Fortunately for runners and running coaches, research continues to emerge that examines the role of “foot-strike” pattern on running, and how running barefoot or in minimalist type shoes contribute to this foot strike pattern. Three studies published at the end of 2012 and beginning of 2013 provide more insights.
First, in a study ahead of print by Delgado et al (MSSE, 2012), the researchers found that forefoot strike (FFS) landing may not provide the protection against ‘shock absorbtion’ that has been promoted in other studies. They found that rearfoot striking (RFS) attenuated ground reaction forces better than forefoot strike running, at least in the lumbar spine. In this study subjects were instructed to run with a rearfoot strike pattern as well as a forefoot strike pattern. It is not clear by the abstract whether these runners were experienced as FFS or RFS runners.
A study that has recevied quite the buzz on the internet (Twitter, Social Media, News outlets) is the study by Hatala et al (2013) who found that habitual barefoot runners in a group of northern Kenyan runners and found that the majority of these barefoot runners actually ran with a heel-strike pattern. This is quite contrary to the studies by Leiberman et al and others who have documented that habitual barefoot runners are midfoot or forefoot strikers. But in actuality, the Hatala et al study finds similar foot strike pattern in these Kenyan runners as the speed of running increases. When running at a comfortable endurance pace, a RFS pattern seems to work for these runners. But as they increase their running speed, they adopt a MFS or FFS pattern of landing, similar to the findings by Leiberman and others.

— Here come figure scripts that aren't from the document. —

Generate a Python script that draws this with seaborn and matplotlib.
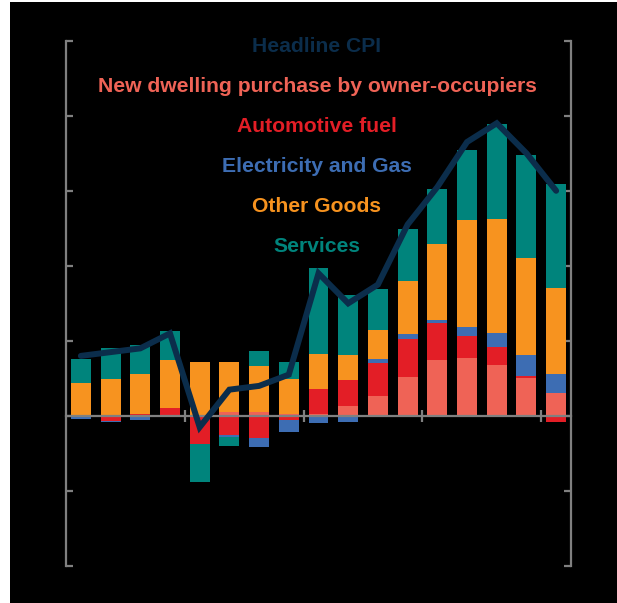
"""CPI contributions chart: stacked components with headline CPI line."""
import matplotlib
matplotlib.use("Agg")
import matplotlib.pyplot as plt
import numpy as np
import pandas as pd
import seaborn as sns

sns.set_theme(style="dark")
plt.rcParams["font.family"] = ["Liberation Sans", "DejaVu Sans"]

# data (ppt contributions, year-ended)
quarters = ["Jun-19", "Sep-19", "Dec-19", "Mar-20", "Jun-20", "Sep-20", "Dec-20", "Mar-21",
            "Jun-21", "Sep-21", "Dec-21", "Mar-22", "Jun-22", "Sep-22", "Dec-22", "Mar-23", "Jun-23"]
dwelling = [0, 0, 0, 0, 0, 0.1, 0.1, 0.05, 0.04, 0.26, 0.53, 1.03, 1.48, 1.55, 1.37, 1.01, 0.62]
fuel = [0, -0.13, 0.06, 0.2, -0.75, -0.5, -0.6, -0.12, 0.67, 0.69, 0.88, 1.02, 0.99, 0.57, 0.46, 0.05, -0.15]
elec_gas = [-0.08, -0.03, -0.12, 0, 0, -0.05, -0.24, -0.31, -0.18, -0.15, 0.11, 0.12, 0.08, 0.24, 0.39, 0.56, 0.51]
other_goods = [0.88, 0.98, 1.06, 1.28, 1.43, 1.33, 1.23, 0.93, 0.95, 0.67, 0.78, 1.42, 2.03, 2.85, 3.02, 2.60, 2.27]
services = [0.63, 0.82, 0.78, 0.77, -1.02, -0.24, 0.39, 0.47, 2.28, 1.60, 1.07, 1.38, 1.46, 1.89, 2.53, 2.74, 2.78]
headline = [1.6, 1.7, 1.8, 2.2, -0.3, 0.7, 0.8, 1.1, 3.8, 3.0, 3.5, 5.1, 6.1, 7.3, 7.8, 7.0, 6.0]

components = {
    "New dwelling purchase by owner-occupiers": (dwelling, "#EF6356"),
    "Automotive fuel": (fuel, "#E31E26"),
    "Electricity and Gas": (elec_gas, "#3D6DB3"),
    "Other Goods": (other_goods, "#F7931F"),
    "Services": (services, "#00847C"),
}
HEADLINE_COLOR = "#0B2D4B"
GREY = "#808080"

W, H = 617, 603
fig = plt.figure(figsize=(W / 100, H / 100), dpi=100, facecolor="black")
# white margin on the left and top like the source screenshot
fig.patches.append(plt.Rectangle((0, 0), 10 / W, 1, transform=fig.transFigure,
                                 facecolor="white", edgecolor="none", zorder=0))
fig.patches.append(plt.Rectangle((0, 1 - 2 / H), 1, 2 / H, transform=fig.transFigure,
                                 facecolor="white", edgecolor="none", zorder=0))

ax = fig.add_axes([66 / W, 1 - 566 / H, (571 - 66) / W, (566 - 40.7) / H])
ax.set_facecolor("black")

x = np.arange(len(quarters))
pos_base = np.zeros(len(x))
neg_base = np.zeros(len(x))
for name, (vals, color) in components.items():
    v = np.array(vals, dtype=float)
    pos = np.clip(v, 0, None)
    neg = np.clip(v, None, 0)
    ax.bar(x, pos, bottom=pos_base, width=0.67, color=color, linewidth=0, zorder=1)
    ax.bar(x, neg, bottom=neg_base, width=0.67, color=color, linewidth=0, zorder=1)
    pos_base += pos
    neg_base += neg

df = pd.DataFrame({"x": x, "headline": headline})
sns.lineplot(data=df, x="x", y="headline", color=HEADLINE_COLOR, linewidth=4.3,
             ax=ax, zorder=6, solid_capstyle="round", solid_joinstyle="miter")

ax.set_xlim(-0.5, len(x) - 0.5)
ax.set_ylim(-4, 10)
ax.set_yticks(np.arange(-4, 11, 2))
ax.set_xticks([3.5, 7.5, 11.5, 15.5])
ax.set_xlabel("")
ax.set_ylabel("")
ax.grid(False)

for side in ["left", "right", "bottom"]:
    ax.spines[side].set_visible(True)
    ax.spines[side].set_color(GREY)
    ax.spines[side].set_linewidth(1.6)
ax.spines["top"].set_visible(False)
ax.spines["bottom"].set_position(("data", 0))
ax.spines["bottom"].set_zorder(5)

ax.tick_params(axis="y", which="both", left=True, right=True, direction="in",
               length=5, width=1.6, color=GREY, labelleft=False, labelright=False)
ax.tick_params(axis="x", bottom=True, direction="inout", length=9, width=1.6,
               color=GREY, labelbottom=False)

# legend as stacked coloured text
labels = [("Headline CPI", HEADLINE_COLOR)] + [(n, c) for n, (_, c) in components.items()]
label_y = [46, 87, 127, 167, 207, 247]
for (txt, col), yp in zip(labels, label_y):
    fig.text(317 / W, 1 - yp / H, txt, color=col, fontsize=15.2, fontweight="bold",
             ha="center", va="center")

fig.savefig("out.png", dpi=100, facecolor=fig.get_facecolor())
plt.close(fig)
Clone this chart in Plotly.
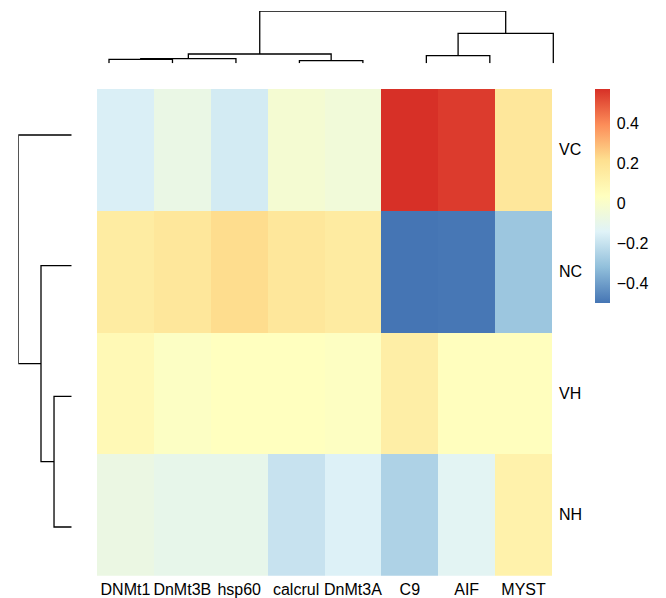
import plotly.graph_objects as go

W, H = 666, 598

# ---------------- data ----------------
col_labels = ["DNMt1", "DnMt3B", "hsp60", "calcrul", "DnMt3A", "C9", "AIF", "MYST"]
row_labels = ["VC", "NC", "VH", "NH"]

vc_values = [-0.156, -0.084, -0.172, -0.026, -0.045, 0.570, 0.548, 0.171]
nc_values = [0.146, 0.172, 0.220, 0.171, 0.150, -0.500, -0.495, -0.297]
vh_values = [0.069, 0.020, 0.035, 0.035, 0.025, 0.131, 0.038, 0.038]
nh_values = [-0.079, -0.101, -0.101, -0.200, -0.150, -0.256, -0.127, 0.112]

# hierarchical clustering merges: (child_a, child_b, height); leaves are 0..n-1
col_merges = [(3, 4, 0.050), (0, 1, 0.076), (9, 2, 0.088), (5, 6, 0.145),
              (10, 8, 0.178), (11, 7, 0.574), (12, 13, 1.000)]
row_merges = [(2, 3, 0.331), (1, 4, 0.575), (0, 5, 1.000)]

colorbar_ticks = [-0.4, -0.2, 0, 0.2, 0.4]
palette = ["#4575B4", "#91BFDB", "#E0F3F8", "#FFFFBF", "#FEE090", "#FC8D59", "#D73027"]

# ---------------- helpers ----------------
def px_x(p):
    return p / W

def px_y(p):
    return 1 - p / H

def dendro_segments(n_leaves, merges):
    pos = {i: float(i) for i in range(n_leaves)}
    hgt = {i: 0.0 for i in range(n_leaves)}
    xs, ys = [], []
    for k, (a, b, h) in enumerate(merges):
        node = n_leaves + k
        xs += [pos[a], pos[a], pos[b], pos[b], None]
        ys += [hgt[a], h, h, hgt[b], None]
        pos[node] = (pos[a] + pos[b]) / 2
        hgt[node] = h
    return xs, ys

z = [vc_values, nc_values, vh_values, nh_values]
flat = [v for r in z for v in r]
zmin, zmax = min(flat), max(flat)
colorscale = [[i / (len(palette) - 1), c] for i, c in enumerate(palette)]

font_family = "Liberation Sans, Arial, Helvetica, sans-serif"

fig = go.Figure()

fig.add_trace(go.Heatmap(
    z=z, x=col_labels, y=row_labels,
    zmin=zmin, zmax=zmax, colorscale=colorscale,
    xaxis="x", yaxis="y", hoverinfo="skip",
    colorbar=dict(
        x=px_x(595), xanchor="left", xpad=0,
        y=px_y(89), yanchor="top", ypad=0,
        len=214, lenmode="pixels",
        thickness=15, thicknessmode="pixels",
        outlinewidth=0, ticks="outside", ticklen=4,
        tickcolor="rgba(0,0,0,0)",
        tickvals=colorbar_ticks,
        tickfont=dict(family=font_family, size=16, color="black"),
    ),
))

# column dendrogram (top)
cx, cy = dendro_segments(len(col_labels), col_merges)
fig.add_trace(go.Scatter(x=cx, y=cy, mode="lines", xaxis="x2", yaxis="y2",
                         line=dict(color="black", width=1.3), hoverinfo="skip",
                         showlegend=False, cliponaxis=False))

# row dendrogram (left)
ry, rx = dendro_segments(len(row_labels), row_merges)
fig.add_trace(go.Scatter(x=rx, y=ry, mode="lines", xaxis="x3", yaxis="y3",
                         line=dict(color="black", width=1.3), hoverinfo="skip",
                         showlegend=False, cliponaxis=False))

hidden = dict(showgrid=False, zeroline=False, showticklabels=False,
              ticks="", showline=False)

n_c = len(col_labels)
n_r = len(row_labels)
col_step = (553.3 - 109) / (n_c - 1)
row_step = (527 - 135) / (n_r - 1)

fig.update_layout(
    width=W, height=H,
    margin=dict(l=0, r=0, t=0, b=0),
    paper_bgcolor="white", plot_bgcolor="white",
    font=dict(family=font_family, size=16, color="black"),
    showlegend=False,
    xaxis=dict(domain=[px_x(97), px_x(552)], anchor="y", side="bottom",
               showgrid=False, zeroline=False, ticks="", showline=False,
               tickfont=dict(size=16), ticklabelstandoff=2),
    yaxis=dict(domain=[px_y(575.7), px_y(89)], anchor="x", side="right",
               autorange="reversed", showgrid=False, zeroline=False,
               ticks="", showline=False, tickfont=dict(size=16),
               ticklabelstandoff=6),
    xaxis2=dict(domain=[px_x(109 - col_step / 2), px_x(553.3 + col_step / 2)],
                range=[-0.5, n_c - 0.5], anchor="y2", **hidden),
    yaxis2=dict(domain=[px_y(63.3), px_y(11)], range=[0, 1], anchor="x2", **hidden),
    xaxis3=dict(domain=[px_x(18.3), px_x(71.7)], range=[1, 0], anchor="y3", **hidden),
    yaxis3=dict(domain=[px_y(527 + row_step / 2), px_y(135 - row_step / 2)],
                range=[n_r - 0.5, -0.5], anchor="x3", **hidden),
)

fig.write_html(
    "out.html",
    config={"displayModeBar": False, "staticPlot": True},
    post_script="document.body.style.margin='0';document.body.style.overflow='hidden';",
)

Similarly, in a recent ahead of print study by Kasmer et al (2012), foot-strike landing was highly dependent on speed. They examined the landing pattern of nearly 2000 runners at the 8.1km mark of a local marathon. They found that 94% (yes 94%) of all runners landed with a heel-strike landing pattern! BUT, they also found that elite performers (i.e., those running the fastest), were more likely to run with a MFS or FFS pattern. Hence, running speed, regardless of foot wear, dictated landing style. Faster running appears to be associated with a MFS or FFS running pattern, although runners of all speeds successfully run with RFS pattern as well.
What are the implications for barefoot runners and those who have switched to minimalist running shoes? For the barefoot runner, these studies really don’t have much of an impact as they do not support nor challenge the practice of barefoot running. But for the minimalist shoe runner, one take home message is to consider that simply switching to a minimalist shoe does not guarantee a FFS or MFS running style. Even runners in minimalist type shoes were observed to run with a RFS pattern. To transition to a MFS or FFS running style, similar to the barefoot runner, requires more than a shoe change. It requires a conscious change in leg movement (shorter stride, focusing on landing on the midfoot or forefoot, a bit more knee flexion, higher cadence, etc.). I will address some strategies for adopting a “barefoot” running style in a forthcoming column.